* **WRITTEN TASK**: From the entries that follow, pick out all lines holding "this".
* START *
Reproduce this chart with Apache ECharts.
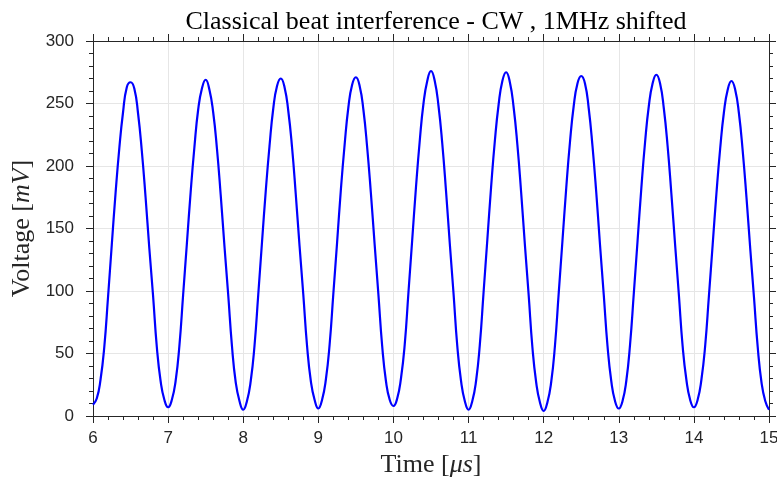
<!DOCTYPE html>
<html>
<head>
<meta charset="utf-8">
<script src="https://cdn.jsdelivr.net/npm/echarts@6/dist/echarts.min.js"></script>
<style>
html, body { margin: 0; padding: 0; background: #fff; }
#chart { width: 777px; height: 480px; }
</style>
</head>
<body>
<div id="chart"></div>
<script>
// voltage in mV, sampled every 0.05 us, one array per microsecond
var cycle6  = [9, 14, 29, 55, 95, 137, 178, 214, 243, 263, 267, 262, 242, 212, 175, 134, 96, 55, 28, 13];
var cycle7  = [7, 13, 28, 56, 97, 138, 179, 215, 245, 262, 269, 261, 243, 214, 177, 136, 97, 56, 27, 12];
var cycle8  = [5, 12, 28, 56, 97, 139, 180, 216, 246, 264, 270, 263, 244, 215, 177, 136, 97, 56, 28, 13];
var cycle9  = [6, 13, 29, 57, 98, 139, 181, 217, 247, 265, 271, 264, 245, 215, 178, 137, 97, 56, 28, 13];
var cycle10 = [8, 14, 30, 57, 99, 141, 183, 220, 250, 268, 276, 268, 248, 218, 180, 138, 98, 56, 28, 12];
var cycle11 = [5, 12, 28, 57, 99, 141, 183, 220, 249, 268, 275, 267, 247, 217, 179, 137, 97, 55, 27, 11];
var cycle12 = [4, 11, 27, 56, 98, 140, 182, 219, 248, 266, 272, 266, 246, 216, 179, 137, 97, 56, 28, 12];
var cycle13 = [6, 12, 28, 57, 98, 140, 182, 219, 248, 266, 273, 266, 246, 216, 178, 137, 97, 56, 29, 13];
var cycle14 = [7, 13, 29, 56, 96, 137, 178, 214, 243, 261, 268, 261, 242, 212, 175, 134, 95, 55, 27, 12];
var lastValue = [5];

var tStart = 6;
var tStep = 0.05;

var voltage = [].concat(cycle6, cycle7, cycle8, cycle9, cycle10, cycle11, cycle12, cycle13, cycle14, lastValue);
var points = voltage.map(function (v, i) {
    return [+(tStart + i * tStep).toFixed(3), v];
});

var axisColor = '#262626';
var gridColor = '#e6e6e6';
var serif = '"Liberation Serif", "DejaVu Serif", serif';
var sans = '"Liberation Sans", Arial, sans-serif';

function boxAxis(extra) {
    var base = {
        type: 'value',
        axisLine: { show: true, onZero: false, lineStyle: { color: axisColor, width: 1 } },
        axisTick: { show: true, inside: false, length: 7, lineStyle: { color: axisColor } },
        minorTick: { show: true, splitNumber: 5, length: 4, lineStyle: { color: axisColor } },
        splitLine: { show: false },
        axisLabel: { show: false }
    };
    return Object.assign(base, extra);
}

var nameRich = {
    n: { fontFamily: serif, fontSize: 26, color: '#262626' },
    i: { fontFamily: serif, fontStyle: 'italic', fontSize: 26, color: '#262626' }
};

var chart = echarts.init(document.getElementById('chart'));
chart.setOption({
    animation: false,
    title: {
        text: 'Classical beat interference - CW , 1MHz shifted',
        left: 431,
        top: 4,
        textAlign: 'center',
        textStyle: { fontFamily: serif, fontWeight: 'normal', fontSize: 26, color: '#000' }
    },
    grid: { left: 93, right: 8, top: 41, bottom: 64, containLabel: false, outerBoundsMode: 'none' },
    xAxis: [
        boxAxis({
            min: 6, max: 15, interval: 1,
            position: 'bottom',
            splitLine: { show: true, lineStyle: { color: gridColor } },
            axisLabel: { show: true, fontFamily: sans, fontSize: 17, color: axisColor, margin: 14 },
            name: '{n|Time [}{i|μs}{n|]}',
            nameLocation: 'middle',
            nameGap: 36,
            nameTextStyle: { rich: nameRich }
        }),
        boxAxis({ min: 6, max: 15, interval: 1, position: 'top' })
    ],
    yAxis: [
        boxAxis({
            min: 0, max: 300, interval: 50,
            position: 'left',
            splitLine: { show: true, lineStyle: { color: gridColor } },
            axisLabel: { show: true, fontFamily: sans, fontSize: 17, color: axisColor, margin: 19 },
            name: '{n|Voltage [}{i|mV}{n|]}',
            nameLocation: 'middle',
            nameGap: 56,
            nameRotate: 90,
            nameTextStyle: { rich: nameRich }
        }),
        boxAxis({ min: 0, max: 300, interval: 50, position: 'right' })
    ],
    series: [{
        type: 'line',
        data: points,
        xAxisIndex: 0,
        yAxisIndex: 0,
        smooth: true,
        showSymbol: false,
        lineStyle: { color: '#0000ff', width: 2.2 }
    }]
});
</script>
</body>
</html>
* END *
* START *
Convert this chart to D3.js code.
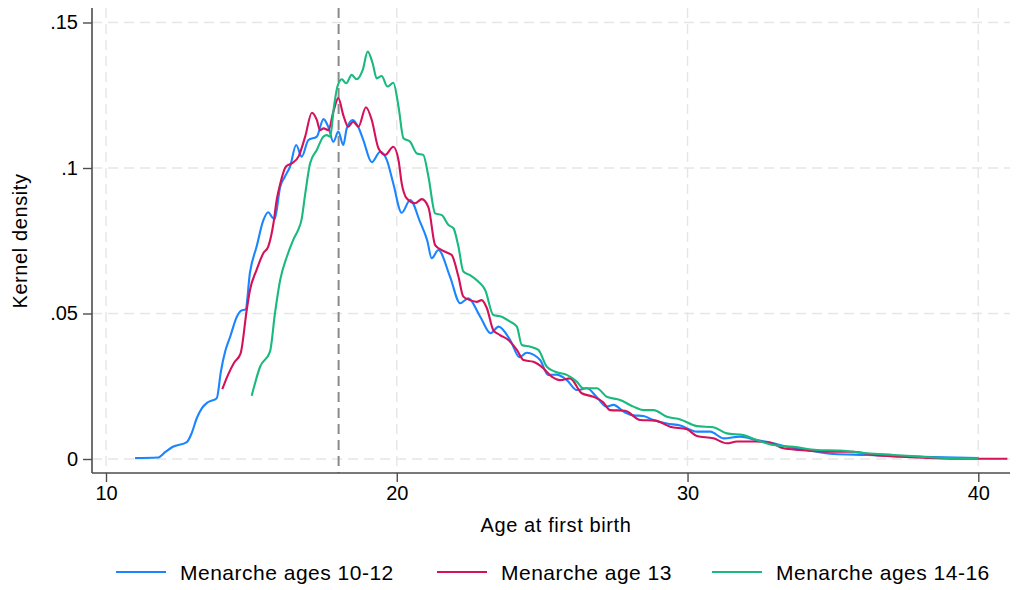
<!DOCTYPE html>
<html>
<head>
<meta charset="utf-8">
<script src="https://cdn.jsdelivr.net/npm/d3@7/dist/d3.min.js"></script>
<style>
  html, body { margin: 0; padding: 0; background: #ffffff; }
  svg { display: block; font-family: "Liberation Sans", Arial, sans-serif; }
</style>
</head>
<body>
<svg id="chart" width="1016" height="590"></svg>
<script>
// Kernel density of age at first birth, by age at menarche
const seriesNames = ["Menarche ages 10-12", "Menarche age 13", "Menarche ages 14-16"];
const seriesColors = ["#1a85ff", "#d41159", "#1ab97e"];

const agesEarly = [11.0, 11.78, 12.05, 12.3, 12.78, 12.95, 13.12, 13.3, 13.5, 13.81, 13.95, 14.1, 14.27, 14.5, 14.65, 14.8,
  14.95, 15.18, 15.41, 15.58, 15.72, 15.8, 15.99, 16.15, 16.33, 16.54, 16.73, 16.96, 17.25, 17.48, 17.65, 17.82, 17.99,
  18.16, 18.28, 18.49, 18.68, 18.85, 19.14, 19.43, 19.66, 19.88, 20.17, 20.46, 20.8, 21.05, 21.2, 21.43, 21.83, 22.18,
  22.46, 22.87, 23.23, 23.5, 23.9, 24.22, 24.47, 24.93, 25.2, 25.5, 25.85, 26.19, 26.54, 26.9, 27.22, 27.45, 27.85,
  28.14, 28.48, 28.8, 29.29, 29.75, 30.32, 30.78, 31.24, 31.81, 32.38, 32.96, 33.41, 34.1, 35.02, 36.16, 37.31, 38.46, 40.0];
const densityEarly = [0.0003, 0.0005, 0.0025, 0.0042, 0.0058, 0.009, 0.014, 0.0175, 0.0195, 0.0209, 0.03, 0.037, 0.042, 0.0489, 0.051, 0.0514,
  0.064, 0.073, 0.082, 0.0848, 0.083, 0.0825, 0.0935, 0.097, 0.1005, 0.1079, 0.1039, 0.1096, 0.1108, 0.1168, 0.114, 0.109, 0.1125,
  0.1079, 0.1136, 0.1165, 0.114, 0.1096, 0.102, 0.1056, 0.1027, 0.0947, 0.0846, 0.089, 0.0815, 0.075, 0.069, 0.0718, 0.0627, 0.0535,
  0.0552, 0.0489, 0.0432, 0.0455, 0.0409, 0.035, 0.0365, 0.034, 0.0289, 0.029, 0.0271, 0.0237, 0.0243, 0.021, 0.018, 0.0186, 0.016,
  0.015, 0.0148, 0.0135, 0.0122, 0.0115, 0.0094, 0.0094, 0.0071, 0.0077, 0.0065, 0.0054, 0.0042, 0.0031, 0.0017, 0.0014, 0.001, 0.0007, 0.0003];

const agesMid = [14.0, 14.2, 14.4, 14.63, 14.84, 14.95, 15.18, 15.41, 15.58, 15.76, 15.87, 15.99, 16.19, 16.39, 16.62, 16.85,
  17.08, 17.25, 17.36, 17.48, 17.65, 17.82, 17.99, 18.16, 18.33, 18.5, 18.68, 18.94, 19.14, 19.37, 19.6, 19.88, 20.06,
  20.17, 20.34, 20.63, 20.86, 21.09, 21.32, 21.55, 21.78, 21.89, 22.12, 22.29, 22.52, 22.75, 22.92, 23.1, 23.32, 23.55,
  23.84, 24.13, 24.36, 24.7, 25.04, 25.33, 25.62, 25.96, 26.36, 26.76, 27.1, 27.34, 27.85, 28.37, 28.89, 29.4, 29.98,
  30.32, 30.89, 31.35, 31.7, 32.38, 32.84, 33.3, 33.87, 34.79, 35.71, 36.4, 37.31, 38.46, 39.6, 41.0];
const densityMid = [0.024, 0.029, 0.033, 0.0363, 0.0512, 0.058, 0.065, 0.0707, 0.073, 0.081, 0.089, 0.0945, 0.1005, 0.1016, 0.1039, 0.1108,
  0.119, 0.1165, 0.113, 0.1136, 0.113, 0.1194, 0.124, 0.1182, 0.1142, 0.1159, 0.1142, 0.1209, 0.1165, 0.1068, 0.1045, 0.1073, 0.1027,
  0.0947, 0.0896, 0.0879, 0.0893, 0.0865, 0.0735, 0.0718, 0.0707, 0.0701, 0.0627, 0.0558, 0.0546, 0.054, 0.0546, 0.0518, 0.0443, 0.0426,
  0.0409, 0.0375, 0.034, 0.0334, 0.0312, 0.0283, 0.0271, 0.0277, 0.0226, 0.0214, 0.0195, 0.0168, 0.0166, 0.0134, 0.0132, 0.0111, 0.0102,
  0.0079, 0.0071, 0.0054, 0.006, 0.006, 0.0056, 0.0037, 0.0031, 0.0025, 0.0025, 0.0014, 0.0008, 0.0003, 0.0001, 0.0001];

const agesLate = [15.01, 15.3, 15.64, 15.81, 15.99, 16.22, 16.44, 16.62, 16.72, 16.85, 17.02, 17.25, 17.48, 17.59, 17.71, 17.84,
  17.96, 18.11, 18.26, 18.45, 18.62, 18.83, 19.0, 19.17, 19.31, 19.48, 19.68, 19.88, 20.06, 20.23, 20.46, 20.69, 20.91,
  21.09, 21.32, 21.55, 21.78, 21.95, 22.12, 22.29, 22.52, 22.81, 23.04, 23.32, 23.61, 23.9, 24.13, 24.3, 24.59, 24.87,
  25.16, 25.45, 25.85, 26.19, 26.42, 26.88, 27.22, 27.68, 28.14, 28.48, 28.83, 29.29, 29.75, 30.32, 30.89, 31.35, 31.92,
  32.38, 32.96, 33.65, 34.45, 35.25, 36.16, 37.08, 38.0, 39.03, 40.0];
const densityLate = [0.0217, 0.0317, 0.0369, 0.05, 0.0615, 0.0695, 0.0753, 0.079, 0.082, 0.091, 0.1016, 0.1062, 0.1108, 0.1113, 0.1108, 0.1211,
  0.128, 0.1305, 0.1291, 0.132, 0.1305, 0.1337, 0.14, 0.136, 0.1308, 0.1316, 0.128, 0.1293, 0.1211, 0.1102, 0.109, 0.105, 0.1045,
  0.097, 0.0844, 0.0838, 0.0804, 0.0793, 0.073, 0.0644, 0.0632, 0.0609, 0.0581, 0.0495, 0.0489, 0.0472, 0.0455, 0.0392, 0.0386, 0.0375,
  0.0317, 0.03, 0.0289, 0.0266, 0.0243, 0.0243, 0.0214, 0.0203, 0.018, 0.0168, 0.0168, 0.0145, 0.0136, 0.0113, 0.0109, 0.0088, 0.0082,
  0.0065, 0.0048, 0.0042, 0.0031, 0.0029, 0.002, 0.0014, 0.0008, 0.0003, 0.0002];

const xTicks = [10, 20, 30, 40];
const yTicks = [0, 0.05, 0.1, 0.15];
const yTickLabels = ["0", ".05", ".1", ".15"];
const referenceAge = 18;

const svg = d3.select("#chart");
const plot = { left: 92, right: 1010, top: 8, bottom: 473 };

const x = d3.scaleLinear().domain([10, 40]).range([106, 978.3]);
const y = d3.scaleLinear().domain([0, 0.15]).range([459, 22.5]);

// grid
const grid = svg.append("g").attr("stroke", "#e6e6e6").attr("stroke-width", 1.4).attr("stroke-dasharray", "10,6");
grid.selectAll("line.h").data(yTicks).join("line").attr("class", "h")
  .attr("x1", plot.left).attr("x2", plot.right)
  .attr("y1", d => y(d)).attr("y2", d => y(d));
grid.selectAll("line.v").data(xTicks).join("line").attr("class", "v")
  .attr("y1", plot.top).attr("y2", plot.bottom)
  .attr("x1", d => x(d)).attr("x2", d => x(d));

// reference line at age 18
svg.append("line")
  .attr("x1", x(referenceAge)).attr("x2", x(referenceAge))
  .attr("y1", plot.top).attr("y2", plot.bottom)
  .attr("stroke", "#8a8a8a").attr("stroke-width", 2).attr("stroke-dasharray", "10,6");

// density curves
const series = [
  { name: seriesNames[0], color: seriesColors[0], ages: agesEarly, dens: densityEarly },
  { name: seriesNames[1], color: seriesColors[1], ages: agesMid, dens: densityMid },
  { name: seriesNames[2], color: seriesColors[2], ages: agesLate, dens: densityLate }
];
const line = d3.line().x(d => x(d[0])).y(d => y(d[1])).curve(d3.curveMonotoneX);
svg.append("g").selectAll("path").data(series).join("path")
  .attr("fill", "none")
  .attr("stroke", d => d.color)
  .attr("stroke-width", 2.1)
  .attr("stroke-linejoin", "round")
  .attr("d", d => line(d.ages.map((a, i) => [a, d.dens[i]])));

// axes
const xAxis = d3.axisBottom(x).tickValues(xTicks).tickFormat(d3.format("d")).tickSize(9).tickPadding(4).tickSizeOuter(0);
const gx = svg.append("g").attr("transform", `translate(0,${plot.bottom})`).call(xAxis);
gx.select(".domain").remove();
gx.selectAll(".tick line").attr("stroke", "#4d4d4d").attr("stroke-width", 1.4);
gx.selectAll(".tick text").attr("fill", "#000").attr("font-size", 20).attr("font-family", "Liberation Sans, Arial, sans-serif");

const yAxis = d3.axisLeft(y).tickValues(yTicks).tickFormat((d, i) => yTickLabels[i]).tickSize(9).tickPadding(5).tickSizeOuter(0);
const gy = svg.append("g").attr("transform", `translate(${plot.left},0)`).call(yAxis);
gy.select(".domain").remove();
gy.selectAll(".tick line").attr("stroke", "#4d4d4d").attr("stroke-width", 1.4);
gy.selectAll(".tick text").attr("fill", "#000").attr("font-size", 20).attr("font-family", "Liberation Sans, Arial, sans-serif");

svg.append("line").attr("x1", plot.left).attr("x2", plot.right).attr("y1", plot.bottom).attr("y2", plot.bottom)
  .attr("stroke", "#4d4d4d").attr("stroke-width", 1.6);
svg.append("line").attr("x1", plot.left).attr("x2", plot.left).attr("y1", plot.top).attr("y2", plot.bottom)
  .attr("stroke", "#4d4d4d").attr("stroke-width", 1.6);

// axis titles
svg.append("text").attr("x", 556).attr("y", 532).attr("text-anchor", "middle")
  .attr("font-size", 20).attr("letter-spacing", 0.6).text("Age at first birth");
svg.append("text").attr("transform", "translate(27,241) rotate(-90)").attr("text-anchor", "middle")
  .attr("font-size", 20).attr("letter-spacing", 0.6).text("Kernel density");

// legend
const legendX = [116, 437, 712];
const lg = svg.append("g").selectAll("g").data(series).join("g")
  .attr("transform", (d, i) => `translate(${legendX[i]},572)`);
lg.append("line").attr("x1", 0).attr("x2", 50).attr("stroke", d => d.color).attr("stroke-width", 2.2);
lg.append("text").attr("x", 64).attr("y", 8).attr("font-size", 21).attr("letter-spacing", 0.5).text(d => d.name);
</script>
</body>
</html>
* END *
* **FINISHED ANSWER**:
Reproduce this chart with Apache ECharts.
Convert this chart to D3.js code.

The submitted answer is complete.